Взгляд Ань Цзю вдруг стал острым, она перехватила запястье противницы обратным хватом.
Чжу Пяньсянь сама по себе была искусной воительницей, но под мощным давлением чужой духовной силы на миг потеряла контроль. В голове вспыхнула пустота, а этим мгновением Ань Цзю и воспользовалась, чтобы переломить ход схватки.
Чу Динцзян, наблюдавший через щель в ставне, невольно усмехнулся. Однако то, что произошло дальше, удивило его. Ань Цзю внезапно отпустила руку Чжу Пяньсянь и, словно забавляясь, протянула ладонь, чтобы сжать её щёку. Она мяла и щипала мягкую кожу, будто испытывая детское любопытство, и лишь спустя некоторое время нехотя убрала руку.

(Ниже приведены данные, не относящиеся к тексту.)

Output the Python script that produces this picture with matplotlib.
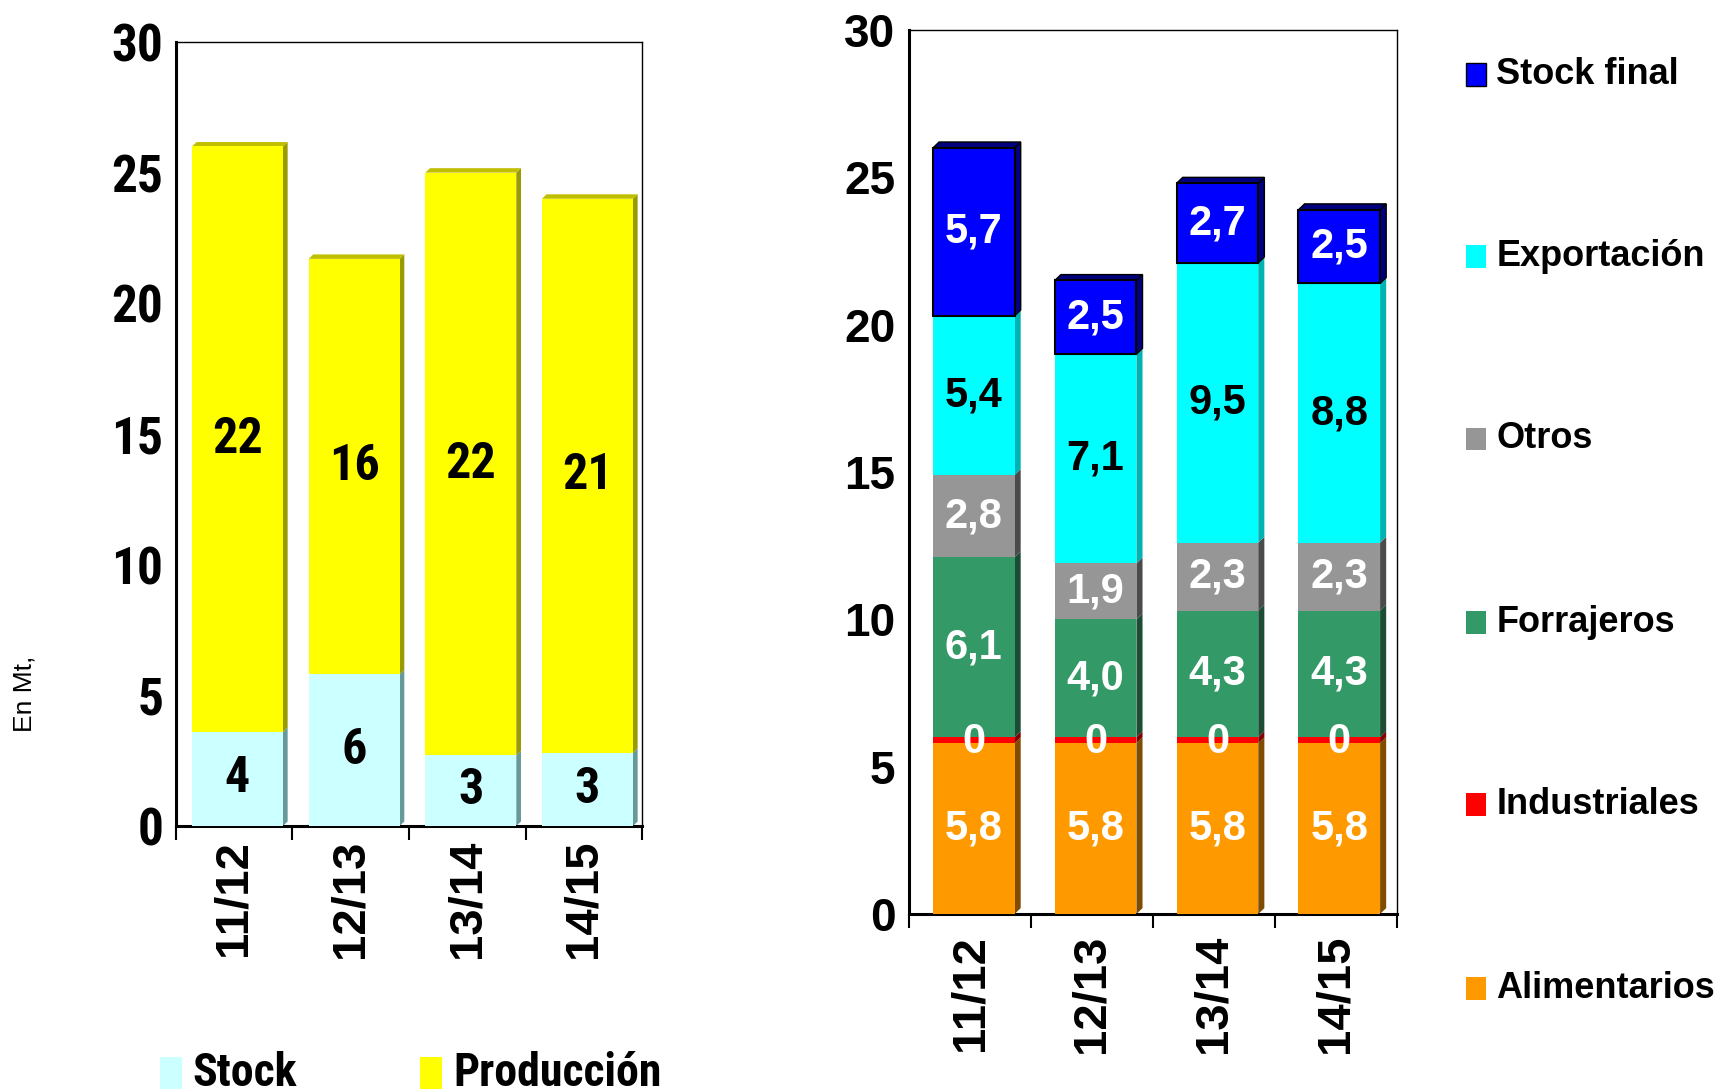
import matplotlib
matplotlib.use("Agg")
import matplotlib.pyplot as plt
from matplotlib.patches import Polygon, Rectangle
from matplotlib import font_manager
from matplotlib.font_manager import FontProperties

# datos
campanias = ['11/12', '12/13', '13/14', '14/15']

stock = [3.6, 5.8, 2.7, 2.8]
produccion = [22.4, 15.9, 22.3, 21.2]

alimentarios = [5.8, 5.8, 5.8, 5.8]
industriales = [0.2, 0.2, 0.2, 0.2]
forrajeros = [6.1, 4.0, 4.3, 4.3]
otros = [2.8, 1.9, 2.3, 2.3]
exportacion = [5.4, 7.1, 9.5, 8.8]
stock_final = [5.7, 2.5, 2.7, 2.5]

nombres_der = ['Alimentarios', 'Industriales', 'Forrajeros', 'Otros', 'Exportación', 'Stock final']

# fuentes: buscar alguna bold angosta, si no hay se achica el tamanio
WIDE = 'Liberation Sans'


def es_bold(f):
    w = f.weight
    return w == 'bold' or w == 700 or w == '700'


angostas = []
for f in font_manager.fontManager.ttflist:
    nombre = f.name.lower()
    if es_bold(f) and ('narrow' in nombre or 'condensed' in nombre or 'condensed' in str(f.stretch)):
        angostas.append(f)
orden = ['liberation sans narrow', 'roboto condensed', 'dejavu sans condensed', 'open sans condensed']
angostas.sort(key=lambda f: next((i for i, o in enumerate(orden) if o in f.name.lower() or o in f.fname.lower()), 99))
if angostas:
    NARROW = FontProperties(fname=angostas[0].fname)
    esc = 1.0
else:
    NARROW = FontProperties(family=WIDE, weight='bold')
    esc = 0.82


def narrow(size):
    p = NARROW.copy()
    p.set_size(size * esc if esc < 1 else size)
    return p


def barra3d(ax, x, base, alto, ancho, color, lado, techo, dx, dy, borde=None, con_techo=False):
    x0 = x - ancho / 2
    x1 = x + ancho / 2
    ax.add_patch(Polygon([(x1, base), (x1 + dx, base + dy), (x1 + dx, base + alto + dy), (x1, base + alto)],
                         closed=True, facecolor=lado, edgecolor=borde if borde else 'none', lw=1, zorder=2))
    if con_techo:
        ax.add_patch(Polygon([(x0, base + alto), (x0 + dx, base + alto + dy), (x1 + dx, base + alto + dy), (x1, base + alto)],
                             closed=True, facecolor=techo, edgecolor=borde if borde else 'none', lw=1, zorder=2))
    ax.bar(x, alto, ancho, bottom=base, color=color, edgecolor=borde if borde else 'none',
           linewidth=1.5 if borde else 0, zorder=3)


fig = plt.figure(figsize=(17.22, 10.92), dpi=100)

# ---------------- grafico izquierdo
ax1 = fig.add_axes([0.102, 0.2436, 0.271, 0.718])
pos = list(range(len(campanias)))
for i in pos:
    barra3d(ax1, i + 0.03, 0, stock[i], 0.78, '#CCFFFF', '#669999', '#99CCCC', 0.04, 0.17)
    barra3d(ax1, i + 0.03, stock[i], produccion[i], 0.78, '#FFFF00', '#999900', '#BFBF00', 0.04, 0.17, con_techo=True)
    ax1.text(i + 0.03, stock[i] / 2, f'{stock[i]:.0f}', ha='center', va='center',
             fontproperties=narrow(36), color='black', zorder=5)
    ax1.text(i + 0.03, stock[i] + produccion[i] / 2, f'{produccion[i]:.0f}', ha='center', va='center',
             fontproperties=narrow(36), color='black', zorder=5)

ax1.set_xlim(-0.5, 3.5)
ax1.set_ylim(0, 30)
ax1.set_yticks([0, 5, 10, 15, 20, 25, 30])
ax1.set_yticklabels([str(v) for v in [0, 5, 10, 15, 20, 25, 30]], fontproperties=narrow(37))
ax1.set_xticks(pos)
ax1.set_xticklabels(campanias, rotation=90, fontsize=34, fontweight='bold', family=WIDE, va='top')
ax1.set_xticks([-0.5, 0.5, 1.5, 2.5, 3.5], minor=True)
ax1.tick_params(axis='x', which='major', length=0, pad=10)
ax1.tick_params(axis='x', which='minor', length=10, width=1.5, direction='out')
ax1.tick_params(axis='y', length=0, pad=9)
for s in ['left', 'bottom']:
    ax1.spines[s].set_linewidth(2.2)
for s in ['top', 'right']:
    ax1.spines[s].set_linewidth(1.0)

fig.text(0.014, 0.365, 'En Mt,', rotation=90, fontsize=19, family=WIDE, ha='center', va='center')

# leyenda izquierda
fig.patches.append(Rectangle((0.093, 0.003), 0.0128, 0.029, transform=fig.transFigure, facecolor='#CCFFFF', edgecolor='none'))
fig.text(0.112, 0.017, 'Stock', fontproperties=narrow(33), va='center', ha='left')
fig.patches.append(Rectangle((0.244, 0.003), 0.0128, 0.029, transform=fig.transFigure, facecolor='#FFFF00', edgecolor='none'))
fig.text(0.263, 0.017, 'Producción', fontproperties=narrow(33), va='center', ha='left')

# ---------------- grafico derecho
ax2 = fig.add_axes([0.528, 0.163, 0.283, 0.8095])
series = [alimentarios, industriales, forrajeros, otros, exportacion, stock_final]
colores = ['#FF9900', '#FF0000', '#339966', '#969696', '#00FFFF', '#0000FF']
lados = ['#7F4C00', '#800000', '#1A4D33', '#4B4B4B', '#00B3B3', '#000080']
color_txt = ['white', 'white', 'white', 'white', 'black', 'white']

for i in pos:
    base = 0
    for k, serie in enumerate(series):
        ultimo = k == len(series) - 1
        barra3d(ax2, i + 0.03, base, serie[i], 0.67, colores[k], lados[k], '#00007F', 0.05, 0.2,
                borde='black' if ultimo else None, con_techo=ultimo)
        etiqueta = f'{serie[i]:.0f}' if k == 1 else f'{serie[i]:.1f}'.replace('.', ',')
        ax2.text(i + 0.03, base + serie[i] / 2 - (0.05 if k == 1 else 0), etiqueta, ha='center', va='center',
                 fontsize=30, fontweight='bold', family=WIDE, color=color_txt[k], zorder=5)
        base += serie[i]

ax2.set_xlim(-0.5, 3.5)
ax2.set_ylim(0, 30)
ax2.set_yticks([0, 5, 10, 15, 20, 25, 30])
ax2.set_xticks(pos)
ax2.set_xticklabels(campanias, rotation=90, fontsize=34, fontweight='bold', family=WIDE, va='top')
ax2.set_xticks([-0.5, 0.5, 1.5, 2.5, 3.5], minor=True)
ax2.tick_params(axis='x', which='major', length=0, pad=15)
ax2.tick_params(axis='x', which='minor', length=10, width=1.5, direction='out')
ax2.tick_params(axis='y', length=0, pad=10)
for t in ax2.get_yticklabels():
    t.set_fontsize(33)
    t.set_fontweight('bold')
    t.set_family(WIDE)
for s in ['left', 'bottom']:
    ax2.spines[s].set_linewidth(2.2)
for s in ['top', 'right']:
    ax2.spines[s].set_linewidth(1.0)

# leyenda derecha (de arriba hacia abajo)
y_leg = [0.932, 0.765, 0.598, 0.430, 0.263, 0.095]
for j, k in enumerate(reversed(range(len(nombres_der)))):
    fig.patches.append(Rectangle((0.8515, y_leg[j] - 0.0105), 0.0115, 0.021, transform=fig.transFigure,
                                 facecolor=colores[k], edgecolor='black' if k == 5 else 'none', lw=1))
    fig.text(0.869, y_leg[j], nombres_der[k], fontsize=26, fontweight='bold', family=WIDE, va='center', ha='left')

fig.savefig('out.png', dpi=100)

Когда давление духовной силы рассеялось, Чжу Пяньсянь вскрикнула и прижала ладони к лицу.
Ей только что показалось, что Ань Цзю, улыбаясь, выглядела наивно и даже по‑детски чисто, потому она и осмелилась первой коснуться её лица. Она хотела проверить, не скрывается ли под ним маска из человеческой кожи. Кто бы мог подумать, что эта девушка в следующее же мгновение переменится до неузнаваемости!
— Я — А-Цзю, — спокойно произнесла Ань Цзю, глядя прямо на неё.
Чу Динцзян едва не свалился с седла. С каких это пор эта безумная девчонка стала сама представляться так?
Лоу Минъюэ открыла глаза. Она давно чувствовала, что их с Ань Цзю дыхание схоже, а судьбы — словно отражения, и потому питала к ней особое расположение, отличное от отношения к прочим. Но сколько бы она ни пыталась сблизиться, Ань Цзю ни разу не проявила ответной теплоты.
Теперь Лоу Минъюэ внимательно посмотрела на Чжу Пяньсянь, желая понять, что же в этой женщине вызвало у Ань Цзю столь редкое расположение.
Ань Цзю наклонилась и, взяв руку Чжу Пяньсянь, приложила её к своему лицу.
Чу Динцзян нахмурился, долго молчал, потом спрыгнул с коня и направился к повозке Мо Сыгуя.
Стоило ему подняться в неё, как вокруг раздалось несколько свистящих звуков. Разноцветный дым клубами окутал пространство, но в пяти цунях от его тела застыл, не смея приблизиться.
Два маленьких тигра бросились к нему, вцепились молочными зубками в край одежды и, перекатываясь по дощатому полу, издавали грозное ворчание.
Мо Сыгуй, нахмурившись, глядел на него с видом человека, которому жизнь не мила:
— Ты‑то чего сюда приполз?
— Тебе не кажется, что с А-Цзю в последнее время что‑то неладно? — без обиняков спросил Чу Динцзян.
Мо Сыгуй фыркнул:
— А она когда‑нибудь была ладной?
Лицо Чу Динцзяна потемнело.
— Ладно‑ладно, — поспешил добавить Мо Сыгуй, — она самая нормальная на свете, куда уж нормальнее!
Он всё же побаивался этого человека. Тот бил больно, следы долго не сходили, да ещё и любил целиться в лицо.
— Хотя я и не слишком высоко ценю твою нравственность, — произнёс Чу Динцзян, — но не могу отрицать, что во врачебном искусстве ты действительно силён.
«Ты, уличный забияка, что ради сладкого картофеля готов драться насмерть, ещё смеешь рассуждать о моей нравственности?!» — вспыхнул Мо Сыгуй.
Однако последняя фраза задела его за живое. В ней была не пустая лесть, а признание, и от этого стало почему‑то приятно.
Он кашлянул, скрывая смущение:
— Что с ней?
— Во время последнего задания она однажды потеряла контроль. Я решил тогда, что это всплеск силы на грани отчаяния и не придал значения. Но за эти дни я всё чаще замечаю… — Чу Динцзян подбирал слова, — признаки расстройства духа. Хочу убедиться.
В последнее время Ань Цзю стала часто улыбаться. В её взгляде появлялась такая чистота, что Чу Динцзяну становилось не по себе.
— В чём именно расстройство? — уточнил Мо Сыгуй.
— Она изменилась. Стала мягче, спокойнее, даже ласковой. И всё время улыбается.
— Надо взглянуть, — решительно сказал Мо Сыгуй и вскочил.